- [Work required]:
Search the listing below for "this". Copy each matching line.

== Dataset content ==

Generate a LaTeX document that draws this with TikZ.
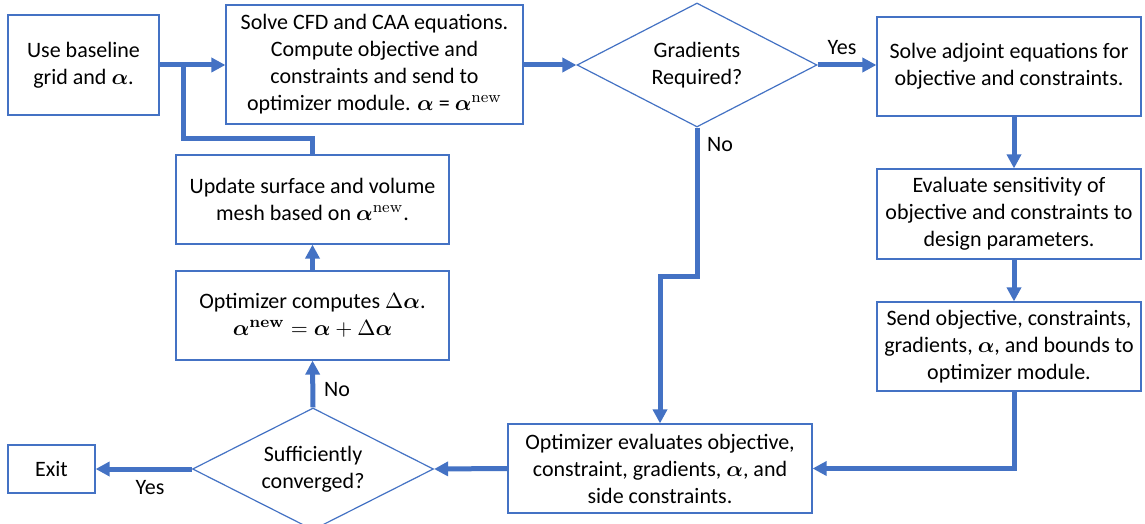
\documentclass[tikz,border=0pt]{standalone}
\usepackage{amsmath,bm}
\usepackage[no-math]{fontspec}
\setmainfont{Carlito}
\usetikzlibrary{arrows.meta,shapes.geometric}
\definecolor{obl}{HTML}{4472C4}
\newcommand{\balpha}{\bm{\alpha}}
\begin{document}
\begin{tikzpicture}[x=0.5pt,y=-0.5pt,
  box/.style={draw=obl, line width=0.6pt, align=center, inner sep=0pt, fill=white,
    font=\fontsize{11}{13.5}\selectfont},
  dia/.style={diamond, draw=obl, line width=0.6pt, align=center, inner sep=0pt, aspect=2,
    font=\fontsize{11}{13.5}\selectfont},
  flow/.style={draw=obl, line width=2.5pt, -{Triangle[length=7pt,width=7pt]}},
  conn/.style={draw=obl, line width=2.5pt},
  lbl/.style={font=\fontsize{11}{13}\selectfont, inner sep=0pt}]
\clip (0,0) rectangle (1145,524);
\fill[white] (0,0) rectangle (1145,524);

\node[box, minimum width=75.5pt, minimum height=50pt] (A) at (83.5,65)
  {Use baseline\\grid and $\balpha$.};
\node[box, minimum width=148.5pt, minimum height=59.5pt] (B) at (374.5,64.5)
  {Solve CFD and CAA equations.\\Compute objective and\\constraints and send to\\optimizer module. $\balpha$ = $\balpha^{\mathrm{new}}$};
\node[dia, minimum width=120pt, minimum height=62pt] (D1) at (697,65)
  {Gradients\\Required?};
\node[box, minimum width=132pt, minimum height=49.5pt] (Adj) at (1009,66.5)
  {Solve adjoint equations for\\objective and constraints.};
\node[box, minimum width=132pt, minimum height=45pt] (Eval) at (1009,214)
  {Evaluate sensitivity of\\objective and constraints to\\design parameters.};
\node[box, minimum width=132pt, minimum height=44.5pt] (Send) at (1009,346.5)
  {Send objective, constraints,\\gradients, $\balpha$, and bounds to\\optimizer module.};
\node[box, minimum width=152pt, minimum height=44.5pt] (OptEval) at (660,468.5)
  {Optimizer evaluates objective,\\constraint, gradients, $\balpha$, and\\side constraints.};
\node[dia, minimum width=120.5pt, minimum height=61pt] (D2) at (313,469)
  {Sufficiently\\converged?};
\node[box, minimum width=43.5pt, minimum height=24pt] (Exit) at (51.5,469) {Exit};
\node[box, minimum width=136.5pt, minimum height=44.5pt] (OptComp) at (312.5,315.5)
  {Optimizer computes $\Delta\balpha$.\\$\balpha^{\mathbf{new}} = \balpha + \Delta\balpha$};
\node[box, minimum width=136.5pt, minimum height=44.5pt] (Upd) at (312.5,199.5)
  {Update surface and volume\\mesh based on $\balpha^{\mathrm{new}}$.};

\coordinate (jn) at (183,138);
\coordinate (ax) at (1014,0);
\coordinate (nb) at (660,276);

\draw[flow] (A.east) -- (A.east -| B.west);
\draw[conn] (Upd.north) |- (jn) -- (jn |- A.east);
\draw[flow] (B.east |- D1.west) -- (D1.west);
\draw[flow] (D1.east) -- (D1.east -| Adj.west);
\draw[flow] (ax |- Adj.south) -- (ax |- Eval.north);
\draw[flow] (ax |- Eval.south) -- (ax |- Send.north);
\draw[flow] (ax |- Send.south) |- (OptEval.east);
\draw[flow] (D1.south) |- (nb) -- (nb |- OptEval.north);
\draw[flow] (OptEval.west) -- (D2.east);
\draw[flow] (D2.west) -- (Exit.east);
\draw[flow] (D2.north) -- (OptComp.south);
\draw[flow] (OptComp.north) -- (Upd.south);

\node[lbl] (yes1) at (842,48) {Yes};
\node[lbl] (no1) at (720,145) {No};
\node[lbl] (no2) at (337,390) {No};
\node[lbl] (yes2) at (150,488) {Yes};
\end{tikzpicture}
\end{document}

===
== Dataset content ==

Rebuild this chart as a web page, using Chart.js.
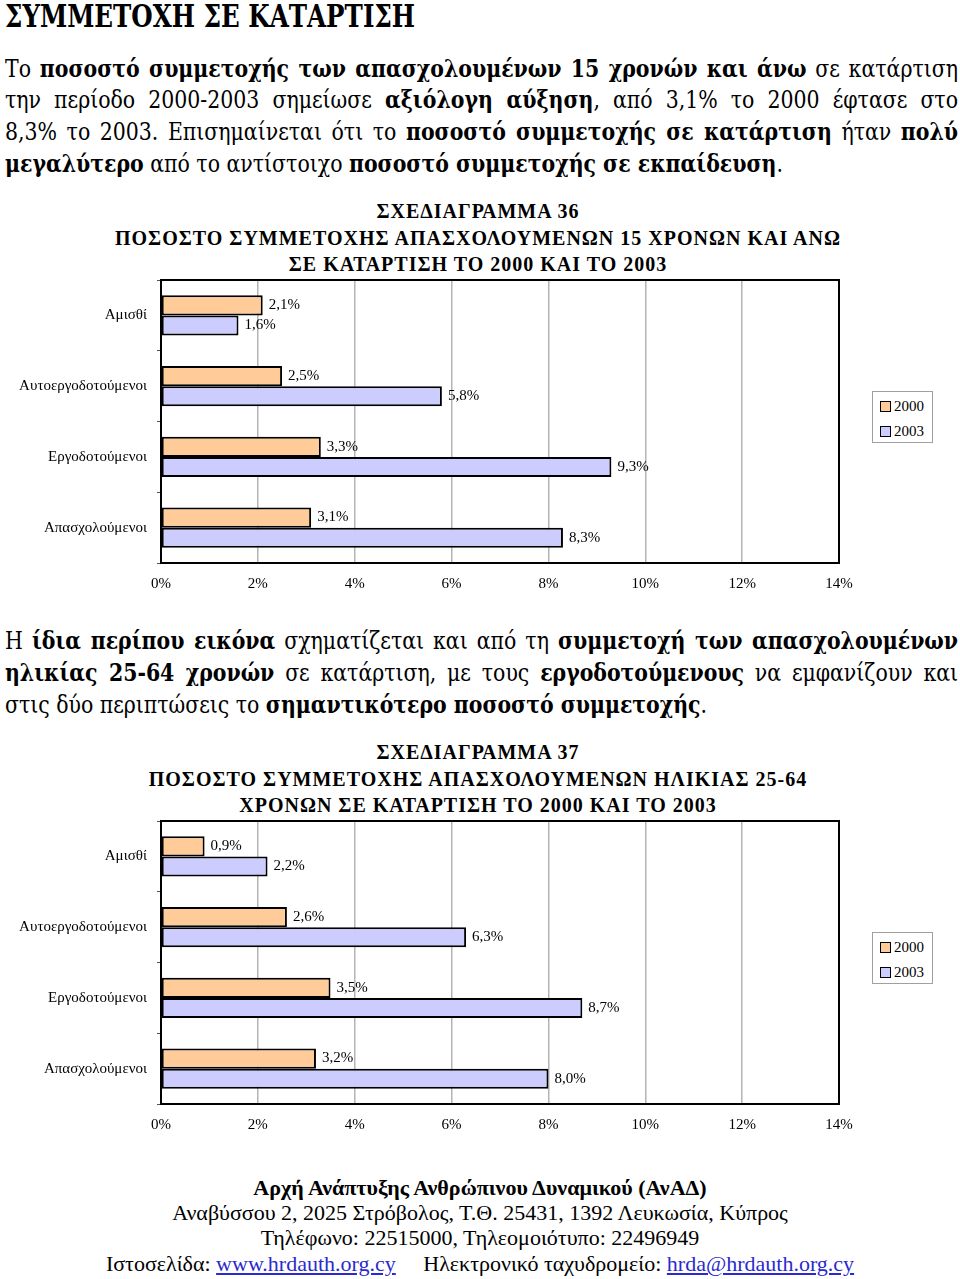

===

- [Result of the exercise]:
Generate a LaTeX document that draws this with TikZ.
Rebuild this chart as a web page, using Chart.js.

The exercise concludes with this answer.